It is my own firm belief that French films can get away with a lot more things than any other nation’s. Things that I would find clichéd, overdone or even (let’s face it) a little bit douchey are somehow perceived in a completely different light when presented en Français. And for me, Sebastien Betbeder’s 2 Autumns 3 Winters is no exception.

It’s getting to the point where it’s almost condescending to remind you that the boy-meets-girl story has been done about a gazillion times before. But it can’t hurt to remind you that it can still be done well. 2 Autums, 3 Winters follows the 33 year-old Arman, an art school graduate who is struggling to find meaning in his life. On a jog intended to help him start to get his life back on track, he runs into Amelie, a beautiful girl, and runs every subsequent weekend, hoping to find her again. After two weeks, he loses hope, until he saves her one night from being attacked and they begin a relationship. It’s a cute-meet turned damsel-in-distress, both seemingly tired routines executed with a fresh spin in Betbeder’s film.

Arman and Amelie are not immune from sorrow or pain – in fact, from the beginning of their relationship they face hardships both together and apart. Betbeder does not romanticise romance; he recognises the reality beyond the “honeymoon period” and doesn’t shy away from it. The film’s startling honesty and openness can be almost wholly attributed to the piece-to-camera style “confessions” of the characters. Almost like a reality show, the characters often have small monologues to the camera describing their thoughts, feelings or actions.
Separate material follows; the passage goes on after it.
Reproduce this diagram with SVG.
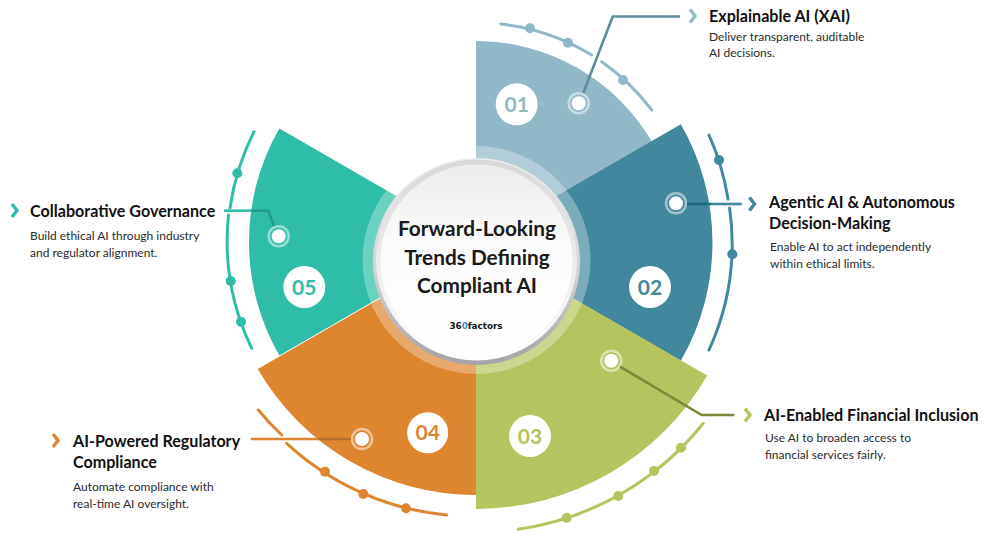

In fact, a good majority of the dialogue in this film is either monologues or voiceovers, and somewhat unusually, they are not wanky in the slightest. These monologues are beautifully performed by the three principal characters (Arman, Amelie, and Arman’s best friend Benjamin), providing an insight rarely touched upon in most films. It could be argued that these insights are too much, but for me they put the film in this fantastically odd position between drama, documentary and theatre.

Beautifully shot on 16mm, the film is laced with a believable sense of humanity. The film possesses a raw honesty that is rarely seen in romantic comedy/dramas, and takes the “struggling artist” cliché to somewhere totally unexpected and poetic. For Arman, the art is not in the paintings he did when he was a student. It’s in the people all around him.